◆ **STATED PROBLEM**
Reproduce all of the data below without alteration; exclude every picture.

**** DATA LINES

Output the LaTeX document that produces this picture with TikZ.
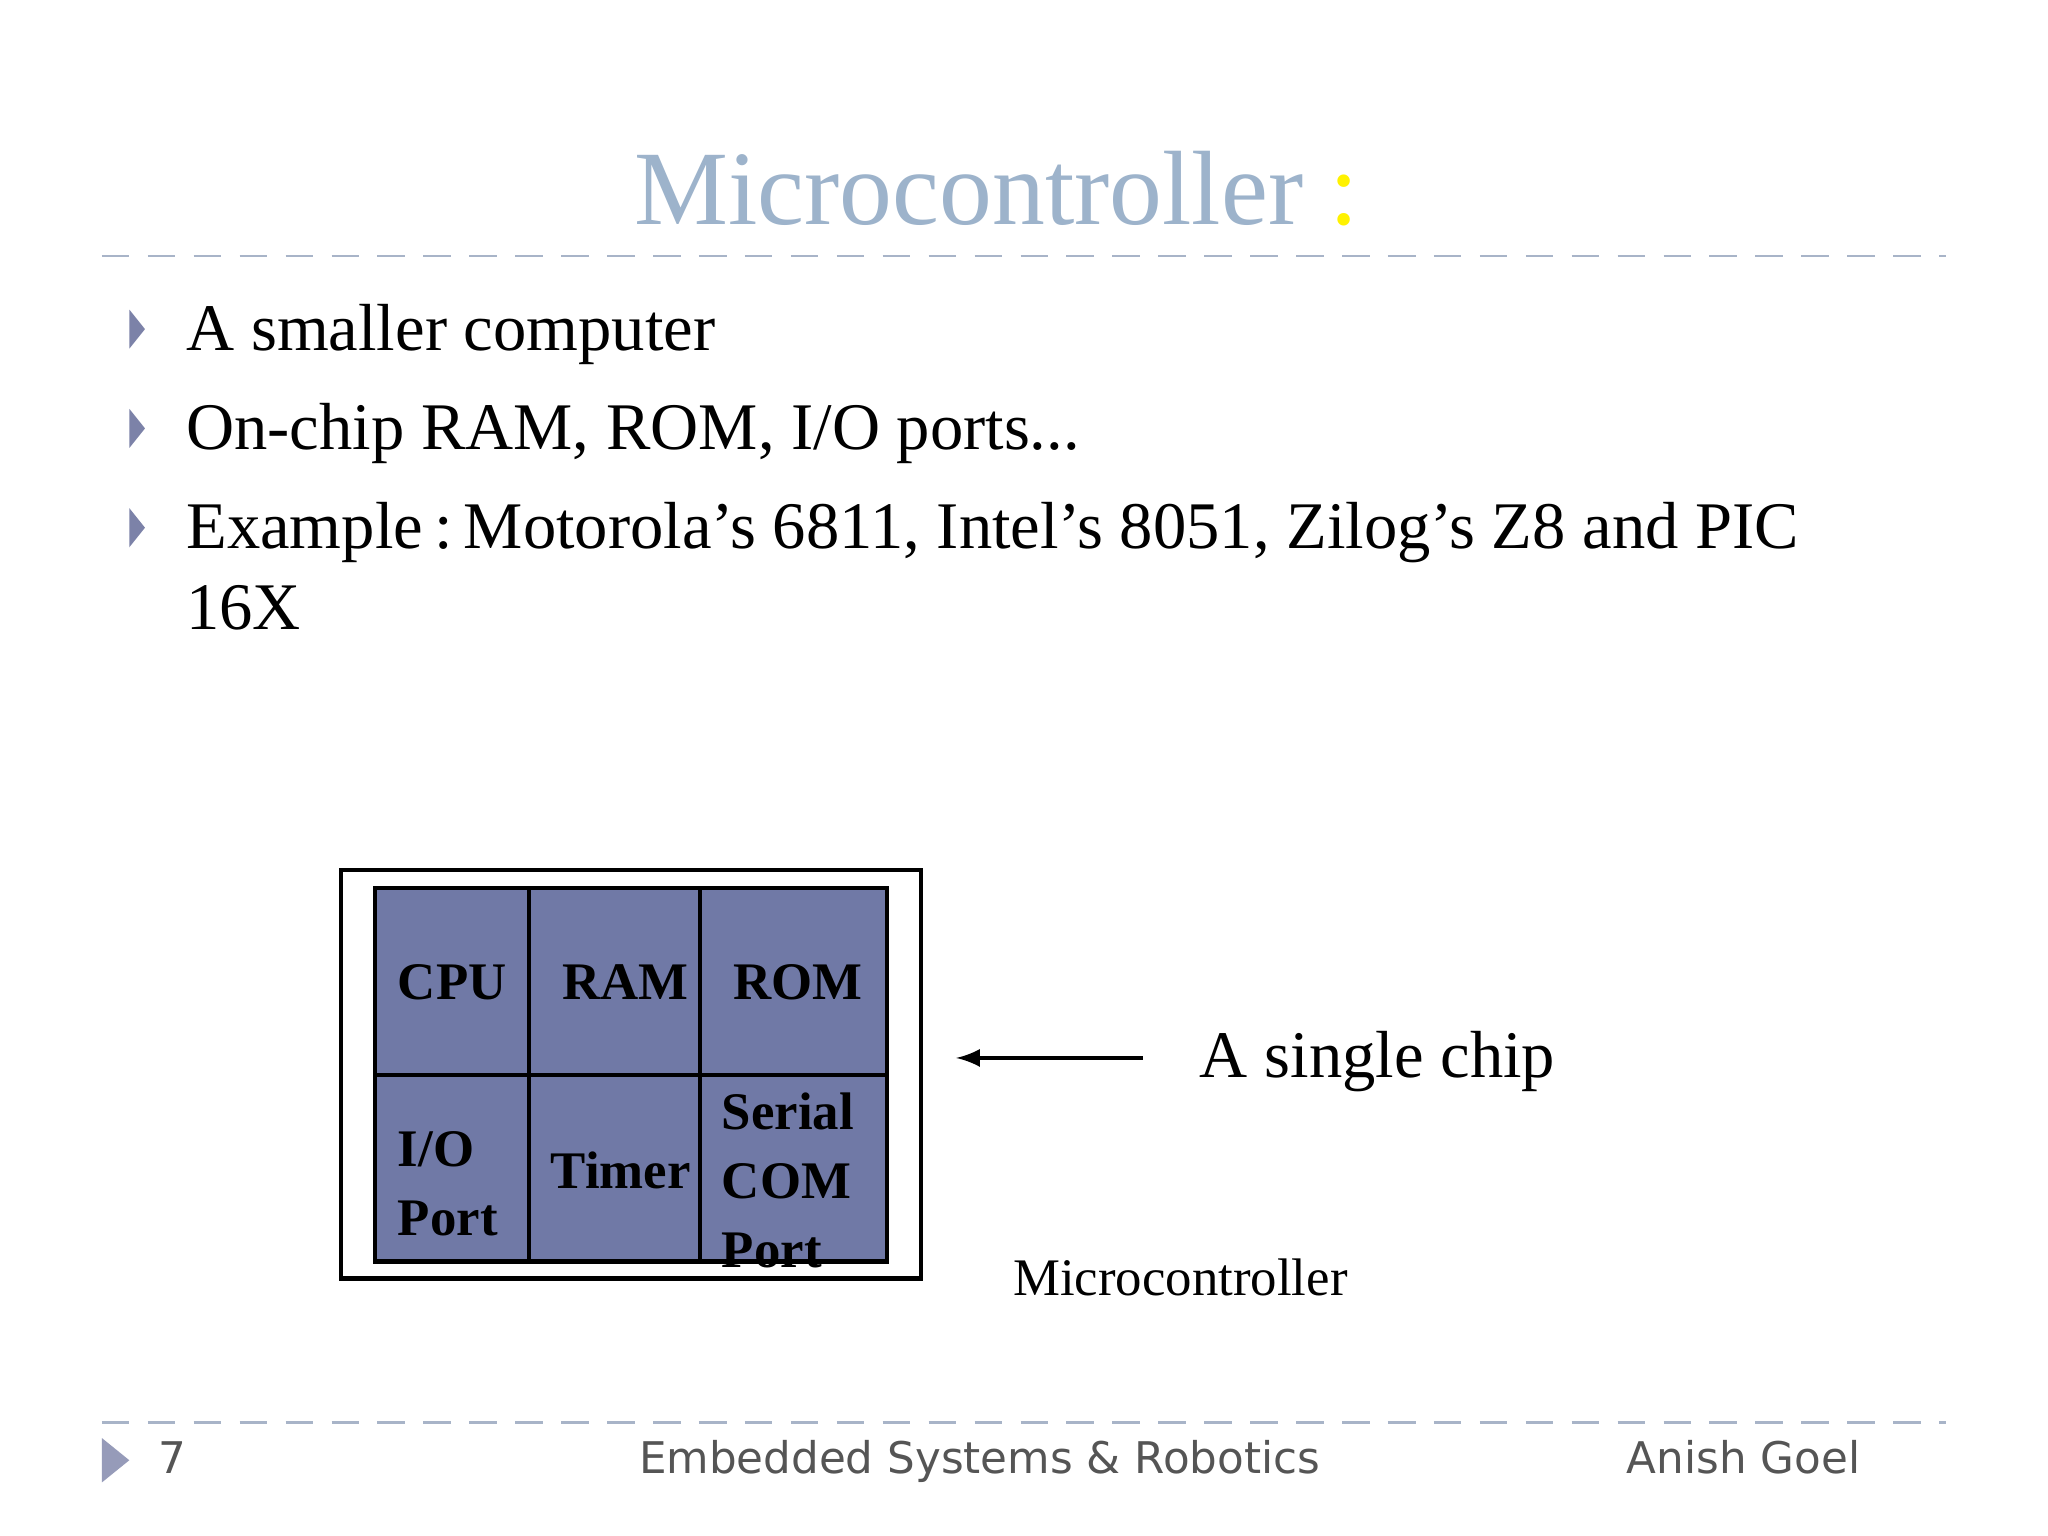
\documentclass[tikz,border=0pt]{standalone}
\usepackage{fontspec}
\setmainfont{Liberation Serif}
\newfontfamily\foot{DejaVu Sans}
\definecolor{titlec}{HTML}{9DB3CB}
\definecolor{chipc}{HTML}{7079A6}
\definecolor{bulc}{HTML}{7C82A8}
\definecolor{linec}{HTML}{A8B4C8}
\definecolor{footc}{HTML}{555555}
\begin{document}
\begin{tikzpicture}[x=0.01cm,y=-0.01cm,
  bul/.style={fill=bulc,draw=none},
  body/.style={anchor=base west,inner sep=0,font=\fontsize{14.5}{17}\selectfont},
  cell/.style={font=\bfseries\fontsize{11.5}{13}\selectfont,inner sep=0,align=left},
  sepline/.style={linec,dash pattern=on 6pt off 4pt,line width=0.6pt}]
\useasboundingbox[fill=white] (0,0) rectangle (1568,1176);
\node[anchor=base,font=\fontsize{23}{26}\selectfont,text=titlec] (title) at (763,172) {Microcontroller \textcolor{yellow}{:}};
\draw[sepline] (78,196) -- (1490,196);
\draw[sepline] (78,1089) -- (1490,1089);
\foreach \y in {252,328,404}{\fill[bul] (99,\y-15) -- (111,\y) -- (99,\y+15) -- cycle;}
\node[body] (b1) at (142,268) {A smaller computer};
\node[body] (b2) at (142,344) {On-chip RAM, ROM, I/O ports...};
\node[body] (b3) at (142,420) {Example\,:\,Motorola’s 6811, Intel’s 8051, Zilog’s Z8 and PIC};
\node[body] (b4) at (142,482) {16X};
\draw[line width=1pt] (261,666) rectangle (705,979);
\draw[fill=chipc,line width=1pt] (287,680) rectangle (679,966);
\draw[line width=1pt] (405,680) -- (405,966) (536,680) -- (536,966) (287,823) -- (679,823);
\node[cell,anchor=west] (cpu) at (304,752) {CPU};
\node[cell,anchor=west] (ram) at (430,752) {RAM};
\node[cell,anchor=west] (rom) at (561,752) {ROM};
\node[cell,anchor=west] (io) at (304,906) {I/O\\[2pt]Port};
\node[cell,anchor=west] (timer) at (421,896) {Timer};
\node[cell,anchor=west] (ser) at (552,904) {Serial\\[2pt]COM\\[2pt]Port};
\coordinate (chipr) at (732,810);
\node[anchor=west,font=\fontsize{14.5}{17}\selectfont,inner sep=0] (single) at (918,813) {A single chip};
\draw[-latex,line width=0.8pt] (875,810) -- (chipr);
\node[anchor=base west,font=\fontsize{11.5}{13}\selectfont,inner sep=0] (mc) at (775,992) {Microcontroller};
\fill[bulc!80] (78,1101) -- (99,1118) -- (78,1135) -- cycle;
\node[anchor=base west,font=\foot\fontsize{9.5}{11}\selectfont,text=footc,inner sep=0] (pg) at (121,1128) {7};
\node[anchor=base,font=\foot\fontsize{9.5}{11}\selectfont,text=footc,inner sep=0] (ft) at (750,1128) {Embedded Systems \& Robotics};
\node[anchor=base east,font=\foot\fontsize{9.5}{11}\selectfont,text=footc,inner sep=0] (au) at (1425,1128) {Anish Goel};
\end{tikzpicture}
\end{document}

********

◆ **SOLVED PROBLEM**
Output the LaTeX document that produces this picture with TikZ.
\documentclass[tikz,border=0pt]{standalone}
\usepackage{fontspec}
\setmainfont{Liberation Serif}
\newfontfamily\foot{DejaVu Sans}
\definecolor{titlec}{HTML}{9DB3CB}
\definecolor{chipc}{HTML}{7079A6}
\definecolor{bulc}{HTML}{7C82A8}
\definecolor{linec}{HTML}{A8B4C8}
\definecolor{footc}{HTML}{555555}
\begin{document}
\begin{tikzpicture}[x=0.01cm,y=-0.01cm,
  bul/.style={fill=bulc,draw=none},
  body/.style={anchor=base west,inner sep=0,font=\fontsize{14.5}{17}\selectfont},
  cell/.style={font=\bfseries\fontsize{11.5}{13}\selectfont,inner sep=0,align=left},
  sepline/.style={linec,dash pattern=on 6pt off 4pt,line width=0.6pt}]
\useasboundingbox[fill=white] (0,0) rectangle (1568,1176);
\node[anchor=base,font=\fontsize{23}{26}\selectfont,text=titlec] (title) at (763,172) {Microcontroller \textcolor{yellow}{:}};
\draw[sepline] (78,196) -- (1490,196);
\draw[sepline] (78,1089) -- (1490,1089);
\foreach \y in {252,328,404}{\fill[bul] (99,\y-15) -- (111,\y) -- (99,\y+15) -- cycle;}
\node[body] (b1) at (142,268) {A smaller computer};
\node[body] (b2) at (142,344) {On-chip RAM, ROM, I/O ports...};
\node[body] (b3) at (142,420) {Example\,:\,Motorola’s 6811, Intel’s 8051, Zilog’s Z8 and PIC};
\node[body] (b4) at (142,482) {16X};
\draw[line width=1pt] (261,666) rectangle (705,979);
\draw[fill=chipc,line width=1pt] (287,680) rectangle (679,966);
\draw[line width=1pt] (405,680) -- (405,966) (536,680) -- (536,966) (287,823) -- (679,823);
\node[cell,anchor=west] (cpu) at (304,752) {CPU};
\node[cell,anchor=west] (ram) at (430,752) {RAM};
\node[cell,anchor=west] (rom) at (561,752) {ROM};
\node[cell,anchor=west] (io) at (304,906) {I/O\\[2pt]Port};
\node[cell,anchor=west] (timer) at (421,896) {Timer};
\node[cell,anchor=west] (ser) at (552,904) {Serial\\[2pt]COM\\[2pt]Port};
\coordinate (chipr) at (732,810);
\node[anchor=west,font=\fontsize{14.5}{17}\selectfont,inner sep=0] (single) at (918,813) {A single chip};
\draw[-latex,line width=0.8pt] (875,810) -- (chipr);
\node[anchor=base west,font=\fontsize{11.5}{13}\selectfont,inner sep=0] (mc) at (775,992) {Microcontroller};
\fill[bulc!80] (78,1101) -- (99,1118) -- (78,1135) -- cycle;
\node[anchor=base west,font=\foot\fontsize{9.5}{11}\selectfont,text=footc,inner sep=0] (pg) at (121,1128) {7};
\node[anchor=base,font=\foot\fontsize{9.5}{11}\selectfont,text=footc,inner sep=0] (ft) at (750,1128) {Embedded Systems \& Robotics};
\node[anchor=base east,font=\foot\fontsize{9.5}{11}\selectfont,text=footc,inner sep=0] (au) at (1425,1128) {Anish Goel};
\end{tikzpicture}
\end{document}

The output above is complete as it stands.